UAEM Calls for Canadian Government to Focus on Access
For Immediate Release: December 17, 2025
WASHINGTON, D.C. — UAEM submitted a brief to Canada’s House of Commons Standing Committee on Science and Research to push for a research and development (R&D) framework that strengthens the Canadian government’s commitment to funding biomedical R&D that addresses public health needs, and ensures access is a priority of the commercialization of innovation.
The Standing Committee on Science and Research is in the midst of a study on how to promote and grow private sector investment in research and development in Canada.
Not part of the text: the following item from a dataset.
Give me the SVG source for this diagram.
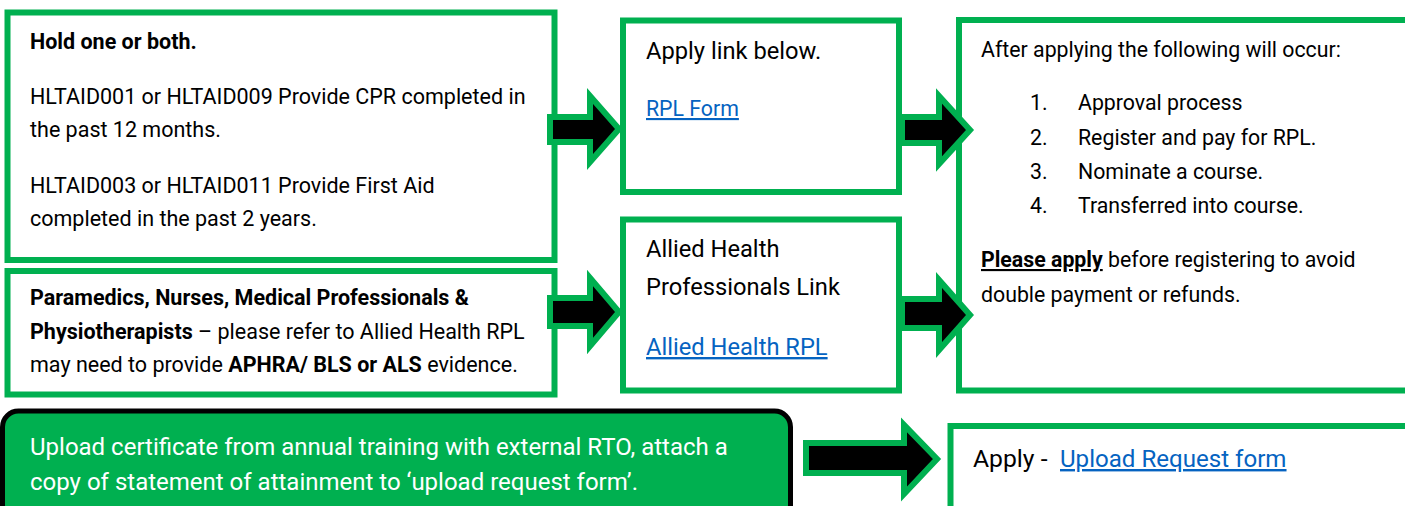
<svg xmlns="http://www.w3.org/2000/svg" width="1405" height="506" viewBox="0 0 1405 506">
<style>
.box{fill:#fff;stroke:#00b050;stroke-width:6}
.arr{fill:#000;stroke:#00b050;stroke-width:6;stroke-linejoin:miter}
text{font-family:Roboto,"Liberation Sans",sans-serif;fill:#000}
.t{font-size:21.5px}
.r{font-size:21.3px}
.m{font-size:23.7px}
.b{font-weight:bold}
.lnk{fill:#0563c1;text-decoration:underline}
.w{fill:#fff;font-size:24px}
</style>
<rect width="1405" height="506" fill="#fff"/>
<g id="node-hold">
<rect class="box" x="7.5" y="12.5" width="547" height="247.5"/>
<text class="t b" x="30" y="49">Hold one or both.</text>
<text class="t" x="30" y="104">HLTAID001 or HLTAID009 Provide CPR completed in</text>
<text class="t" x="30" y="137">the past 12 months.</text>
<text class="t" x="30" y="193">HLTAID003 or HLTAID011 Provide First Aid</text>
<text class="t" x="30" y="226">completed in the past 2 years.</text>
</g>
<g id="node-paramedics">
<rect class="box" x="7.5" y="271" width="547" height="123.5"/>
<text class="t" x="30" y="305"><tspan class="b">Paramedics, Nurses, Medical Professionals &amp;</tspan></text>
<text class="t" x="30" y="339"><tspan class="b">Physiotherapists</tspan> – please refer to Allied Health RPL</text>
<text class="t" x="30" y="372">may need to provide <tspan class="b">APHRA/ BLS or ALS</tspan> evidence.</text>
</g>
<g id="node-apply-link">
<rect class="box" x="623" y="20.5" width="276" height="171.5"/>
<text class="m" x="646" y="59" font-size="24px">Apply link below.</text>
<text class="lnk" x="646" y="116" font-size="21.3px">RPL Form</text>
</g>
<g id="node-allied">
<rect class="box" x="623" y="219.5" width="276" height="171"/>
<text class="m" x="646" y="257">Allied Health</text>
<text class="m" x="646" y="295">Professionals Link</text>
<text class="m lnk" x="646" y="355">Allied Health RPL</text>
</g>
<g id="node-after">
<rect class="box" x="959" y="20" width="460" height="370.5"/>
<text class="r" x="981" y="57">After applying the following will occur:</text>
<text class="r" x="1030" y="110">1.</text><text class="r" x="1078" y="110">Approval process</text>
<text class="r" x="1030" y="145">2.</text><text class="r" x="1078" y="145">Register and pay for RPL.</text>
<text class="r" x="1030" y="179">3.</text><text class="r" x="1078" y="179">Nominate a course.</text>
<text class="r" x="1030" y="213">4.</text><text class="r" x="1078" y="213">Transferred into course.</text>
<text class="r" x="981" y="267"><tspan class="b" text-decoration="underline">Please apply</tspan> before registering to avoid</text>
<text class="r" x="981" y="302">double payment or refunds.</text>
</g>
<g id="node-upload">
<rect x="2.5" y="411" width="788" height="120" rx="16" fill="#00b050" stroke="#000" stroke-width="5"/>
<text class="w" x="30" y="455">Upload certificate from annual training with external RTO, attach a</text>
<text class="w" x="30" y="490">copy of statement of attainment to ‘upload request form’.</text>
</g>
<g id="node-apply-upload">
<rect class="box" x="950.5" y="426" width="470" height="100"/>
<text x="973" y="467" font-size="24.7px">Apply - </text>
<text class="lnk" x="1060" y="467" font-size="24.1px">Upload Request form</text>
</g>
<g id="connectors">
<polygon class="arr" points="550,117 590,117 590,96 619,129 590,162 590,142 550,142"/>
<polygon class="arr" points="550,298 590,298 590,278 619,312 590,346 590,326 550,326"/>
<polygon class="arr" points="902,117 939,117 939,96 970,130 939,164 939,143 902,143"/>
<polygon class="arr" points="902,299 939,299 939,280 970,315 939,350 939,328 902,328"/>
<polygon class="arr" points="806,443 904,443 904,425 937,459 904,494 904,473 806,473"/>
</g>
</svg>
The study will include an examination of "ways to work with researchers and institutes to advance the commercialization of innovation emerging from research at Canadian Universities to build a stronger innovative economy in Canada.”
The committee will produce a report for the House of Commons, with a request for a government response.
“Shifting more R&D investment and decision-making toward private interests risks turning Canadian health research into a narrow, profit-driven tool instead of a public good,” UAEM’s brief notes. “The historic lesson of insulin is that publicly led, publicly funded research, paired with deliberate decisions to treat health technologies as shared assets, can transform a fatal disease into a manageable condition for millions.”
UAEM calls for stronger public funding for biomedical R&D, especially to fund neglected health areas and public health priorities, and access conditions at both the federal and university level for biomedical research.
“Access must be a top priority for the House of Commons,” said Khardjatou Marianne Djigo, McGill University student and UAEM’s Canadian Access team lead. “The impact of Canadian R&D in Canada and globally will be stifled without access conditions that ensure it reaches those who need it.”